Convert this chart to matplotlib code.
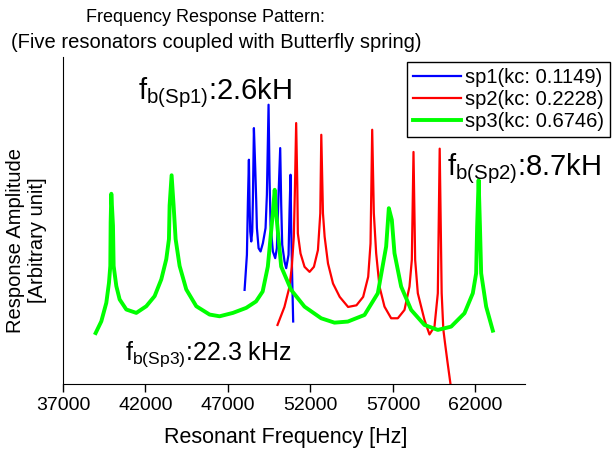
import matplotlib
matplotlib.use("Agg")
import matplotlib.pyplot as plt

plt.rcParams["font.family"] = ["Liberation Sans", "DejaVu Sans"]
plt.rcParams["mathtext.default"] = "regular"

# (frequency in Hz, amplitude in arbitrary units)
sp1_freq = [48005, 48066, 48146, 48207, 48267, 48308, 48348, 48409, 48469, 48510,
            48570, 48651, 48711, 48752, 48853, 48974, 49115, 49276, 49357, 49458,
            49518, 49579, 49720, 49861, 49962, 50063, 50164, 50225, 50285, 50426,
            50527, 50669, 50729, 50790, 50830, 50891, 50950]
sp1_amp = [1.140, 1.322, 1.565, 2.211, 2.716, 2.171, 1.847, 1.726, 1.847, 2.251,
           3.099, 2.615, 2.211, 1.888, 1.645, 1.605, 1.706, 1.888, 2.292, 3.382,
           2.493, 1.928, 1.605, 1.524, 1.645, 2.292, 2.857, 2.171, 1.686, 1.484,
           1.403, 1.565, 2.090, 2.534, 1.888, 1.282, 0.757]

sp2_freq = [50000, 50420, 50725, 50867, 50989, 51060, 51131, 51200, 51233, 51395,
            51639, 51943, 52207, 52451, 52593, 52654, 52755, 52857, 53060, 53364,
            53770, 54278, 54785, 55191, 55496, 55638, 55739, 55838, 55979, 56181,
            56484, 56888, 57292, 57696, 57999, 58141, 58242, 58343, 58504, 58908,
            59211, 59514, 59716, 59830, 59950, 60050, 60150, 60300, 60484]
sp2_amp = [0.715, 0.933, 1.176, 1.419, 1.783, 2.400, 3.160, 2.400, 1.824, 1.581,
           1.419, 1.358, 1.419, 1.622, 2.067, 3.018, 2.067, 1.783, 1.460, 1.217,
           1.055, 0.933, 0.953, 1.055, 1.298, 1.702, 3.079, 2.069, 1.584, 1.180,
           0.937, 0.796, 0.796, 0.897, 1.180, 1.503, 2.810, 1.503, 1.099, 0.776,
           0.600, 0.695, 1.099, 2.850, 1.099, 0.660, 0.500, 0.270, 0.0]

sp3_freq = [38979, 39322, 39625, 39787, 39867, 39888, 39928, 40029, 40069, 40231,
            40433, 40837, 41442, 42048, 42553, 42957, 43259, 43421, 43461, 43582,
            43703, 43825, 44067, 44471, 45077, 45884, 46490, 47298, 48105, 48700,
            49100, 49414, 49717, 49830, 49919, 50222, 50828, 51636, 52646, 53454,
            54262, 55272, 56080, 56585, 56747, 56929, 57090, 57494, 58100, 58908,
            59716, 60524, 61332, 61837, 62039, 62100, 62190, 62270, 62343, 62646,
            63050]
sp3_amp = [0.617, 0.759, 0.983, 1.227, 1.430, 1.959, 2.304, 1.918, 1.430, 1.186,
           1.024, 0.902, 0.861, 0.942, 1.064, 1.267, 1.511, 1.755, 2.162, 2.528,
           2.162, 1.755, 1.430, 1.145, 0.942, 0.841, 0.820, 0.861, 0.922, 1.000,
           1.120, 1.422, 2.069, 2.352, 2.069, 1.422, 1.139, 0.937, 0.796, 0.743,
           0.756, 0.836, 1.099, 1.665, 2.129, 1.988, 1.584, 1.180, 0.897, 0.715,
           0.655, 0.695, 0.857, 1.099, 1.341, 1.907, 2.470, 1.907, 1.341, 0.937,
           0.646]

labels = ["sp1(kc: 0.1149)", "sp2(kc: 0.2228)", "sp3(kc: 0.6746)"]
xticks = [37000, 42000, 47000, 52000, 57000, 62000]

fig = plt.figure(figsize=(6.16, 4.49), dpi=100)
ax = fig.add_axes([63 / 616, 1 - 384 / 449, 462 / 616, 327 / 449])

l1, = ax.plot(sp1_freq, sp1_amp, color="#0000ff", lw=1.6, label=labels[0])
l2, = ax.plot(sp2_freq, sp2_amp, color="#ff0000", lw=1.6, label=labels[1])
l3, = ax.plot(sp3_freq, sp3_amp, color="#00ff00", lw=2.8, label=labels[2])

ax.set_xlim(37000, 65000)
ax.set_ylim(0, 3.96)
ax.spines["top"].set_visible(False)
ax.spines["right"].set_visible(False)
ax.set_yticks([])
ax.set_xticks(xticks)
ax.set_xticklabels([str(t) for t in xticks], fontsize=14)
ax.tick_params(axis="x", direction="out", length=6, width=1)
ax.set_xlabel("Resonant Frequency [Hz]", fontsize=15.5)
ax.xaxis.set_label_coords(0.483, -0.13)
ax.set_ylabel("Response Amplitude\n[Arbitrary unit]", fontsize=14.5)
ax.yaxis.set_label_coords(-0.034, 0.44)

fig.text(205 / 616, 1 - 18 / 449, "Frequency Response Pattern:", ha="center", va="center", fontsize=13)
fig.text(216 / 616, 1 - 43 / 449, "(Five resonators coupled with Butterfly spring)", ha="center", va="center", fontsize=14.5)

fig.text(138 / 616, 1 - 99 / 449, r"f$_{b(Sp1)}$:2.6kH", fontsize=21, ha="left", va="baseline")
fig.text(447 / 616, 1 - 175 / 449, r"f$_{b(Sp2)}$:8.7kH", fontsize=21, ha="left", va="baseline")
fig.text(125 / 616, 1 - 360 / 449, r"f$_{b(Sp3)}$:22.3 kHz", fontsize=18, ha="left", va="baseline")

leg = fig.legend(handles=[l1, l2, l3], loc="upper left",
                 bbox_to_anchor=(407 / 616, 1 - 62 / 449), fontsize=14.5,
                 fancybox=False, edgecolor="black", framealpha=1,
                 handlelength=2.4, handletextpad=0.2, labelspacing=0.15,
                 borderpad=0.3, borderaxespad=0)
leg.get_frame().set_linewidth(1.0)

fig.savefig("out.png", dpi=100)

### Task details
Identify and copy lines that hold the string "matplotlib".

### Output of the task
Convert this chart to matplotlib code.
import matplotlib
matplotlib.use("Agg")
import matplotlib.pyplot as plt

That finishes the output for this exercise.